A few quick reactions to Senator McCain’s education speech and new agenda. Punchline: Maybe Chad Aldeman is advising him after all? Nothing in here is going to ignite a Whitmiresque fantasy. Nothing in here will fire up McCain’s base but it’s not a bold enough play to either pull a Bush-like repositioning with suburban women or get centrists excited. And nothing here is going to force Senator Obama’s hand. But he was at the NAACP? Seems like a missed opportunity to me.
Overall, there does seem to be an effort at hand-forcing but if this campaign turns into a debate about vouchers please just shoot me now. I’d prefer a debate that ignores education than that tired fight again. Besides, everyone knows that performance-pay is the new vouchers anyway. And, although it seems that McCain is trying to lay a bear trap for Senator Obama around the voucher issue, I’ve always thought that for a bear trap to work you needed a, you know, bear. The D.C. voucher program hardly seems likely to be a big issue during the fall campaign and is more an ’09 issue, so where’s the bear? Alternatively, if he’s trying to trip up Senator Obama once he’s President Obama, then that’s a novel campaign strategy…But I could be wrong on this…

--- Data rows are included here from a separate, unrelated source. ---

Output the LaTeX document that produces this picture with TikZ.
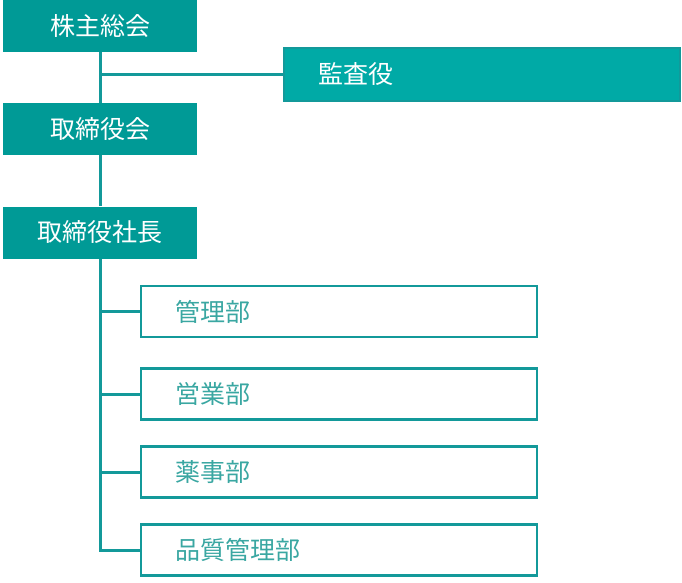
\documentclass[tikz,border=0pt]{standalone}
\usepackage{fontspec}
\setmainfont{Noto Sans CJK JP}
\usepackage{xcolor}
\usepackage{tikz}
\usetikzlibrary{positioning}
\definecolor{orgteal}{HTML}{009A96}
\definecolor{orgtealhi}{HTML}{00AAA6}
\definecolor{orgline}{HTML}{13999A}
\definecolor{orgtext}{HTML}{3AA7A2}

\begin{document}
\begin{tikzpicture}[x=1pt, y=1pt,
      top/.style={fill=orgteal, text=white, inner sep=0pt,
                  minimum width=194pt, minimum height=52pt,
                  font=\fontsize{25}{30}\selectfont},
      aud/.style={draw=orgline, line width=2pt, fill=orgtealhi, text=white,
                  inner xsep=34pt, text width=328pt, minimum height=53pt,
                  align=left, font=\fontsize{25}{30}\selectfont},
      dept/.style={draw=orgline, line width=2.5pt, fill=white, text=orgtext,
                  inner xsep=34pt, text width=328pt, minimum height=51pt,
                  align=left, font=\fontsize{25}{30}\selectfont},
      link/.style={draw=orgline, line width=3pt}
  ]
    \useasboundingbox (0,0) rectangle (682,-582);
    \node[top] (soukai) at (100,-26) {株主総会};
    \node[aud] (kansa) at (482,-74.5) {監査役};
    \node[top] (torikai) at (100,-129) {取締役会};
    \node[top] (shachou) at (100,-232.5) {取締役社長};
    \node[dept] (kanri) at (339,-311.5) {管理部};
    \node[dept] (eigyou) at (339,-394) {営業部};
    \node[dept] (yakuji) at (339,-472) {薬事部};
    \node[dept] (hinshitsu) at (339,-550) {品質管理部};
    \draw[link] (soukai.south) -- (torikai.north);
    \draw[link] (kansa.west) -- (kansa.west -| soukai.south);
    \draw[link] (torikai.south) -- (shachou.north);
    \draw[link] (shachou.south) |- (hinshitsu.west);
    \foreach \d in {kanri, eigyou, yakuji}
      \draw[link] (\d.west) -- (\d.west -| shachou.south);
  \end{tikzpicture}
\end{document}
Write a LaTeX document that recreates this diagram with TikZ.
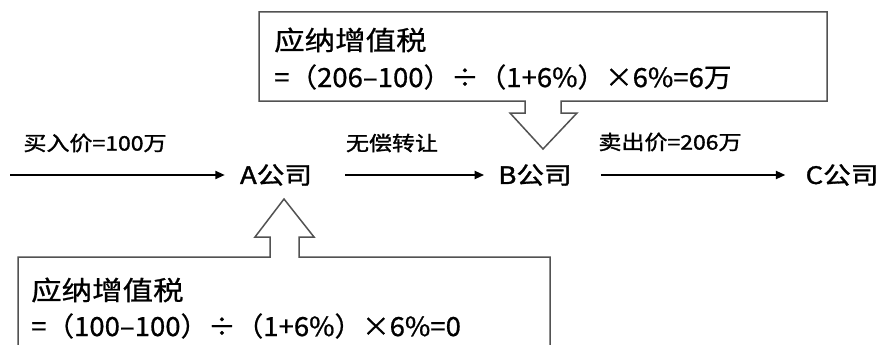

But there is a bigger disconnect here: Where’s the big agenda and the resources? I’m hardly a throw money at the problem kind of guy, but big ideas do often have a commensurate price tag. Sara Mead’s bummed that McCain didn’t talk about pre-kindergarten education. Me too especially because pre-k is exactly the kind of public-private choice driven system Republicans claim to like so much. But I’m even more disappointed that while overall McCain says we need to get past conventional thinking on this issue, something I agree with wholeheartedly, he doesn’t provide a roadmap or the resources to do that.
I don’t disagree with some of his ideas (several of which seem familiar…) and there is some good stuff in there but collectively they’re more a laundry list than any sort of comprehensive set of ideas to seriously change American education and without serious resources attached to them they’re not going to leverage real change anyway. Meanwhile, McCain wants to make a big bet on virtual education with a proposal that will make some of the vendors swoon, but it’s unclear from what he laid out if he understands that the virtual education problem is at least as much one of content as infrastructure. There is a pretty big gap between what teachers are seeing with this stuff and what the enthusiasts are promising…Likewise, he’s right to want to add more pluralism to teacher training but this package needs more dollars and more ambition on that front.
And, during Q & A in front of the NAACP he seemed to commit to “fully funding” No Child Left Behind, something dramatically at odds with his earlier pledges to rein in federal spending and balance the budget by 2013. Lest it be considered a flip flop, his aides cleaned that up afterwards but it’s illustrative of what seems to be something of a disjointed approach to education policymaking over there. It’s hard to see what the coherent whole is and hard to tell if Senator McCain cares enough to really develop one. The rhetoric was mostly casting the issue in the negative, what others had done wrong etc…there was no simple mission statement that under his leadership x or y would happen on education or some set of first principles. And the stuff on faraway Washington officials is as tired as it gets, I’ve seen that movie…Especially in front of the NAACP he could have laid out a bigger vision for what educational equity looks like and in the process perhaps stimulated more of an education debate in this campaign.
*In the interest of transparency as I start to write more about the campaign I should note that I’m supporting Senator Obama. And, although in my role at Education Sector, a non-partisan 501c3 organization I’ve had contact with both campaigns around our published work and theories of action, in my free (personal and non-compensated) time I have contact with the Obama campaign on policy issues.
More of us “bummed” about no pre-k mention…
Andrew, you’re right, McCain missed an opportunity by failing to include pre-k. The collaborative, public-private pre-k delivery system is just one aspect that should appeal to him. A candidate who wants proven reforms and efficient government can do no better than a program with decades of evidence on its benefits and conservatively estimated cost savings of $2 and up for each dollar invested. A pre-k proposal would have finally put some punch into McCain’s education message. And Pre-K Now’s national survey, which found that 7 out of 10 voters favor federal grants to enhance state-funded pre-k programs, indicates that it would be smart policy and smart politics.
More details on the survey:
http://www.preknow.org/advocate/opinion/nationalpoll.cfm
If parents want pre-K education, can someone explain why the Federal Government should pay for it? Larger more distant bureaucracies add layers of cost and “accountability” (aka filling in forms) and seem to be both the least efficient way to fund education, and the least likely to meat local needs.
Parents who want pre-K education should fund it themselves, not rely on big state programs to reduce their child care payments. Then they can get what they want, and trade the value against the cost directly.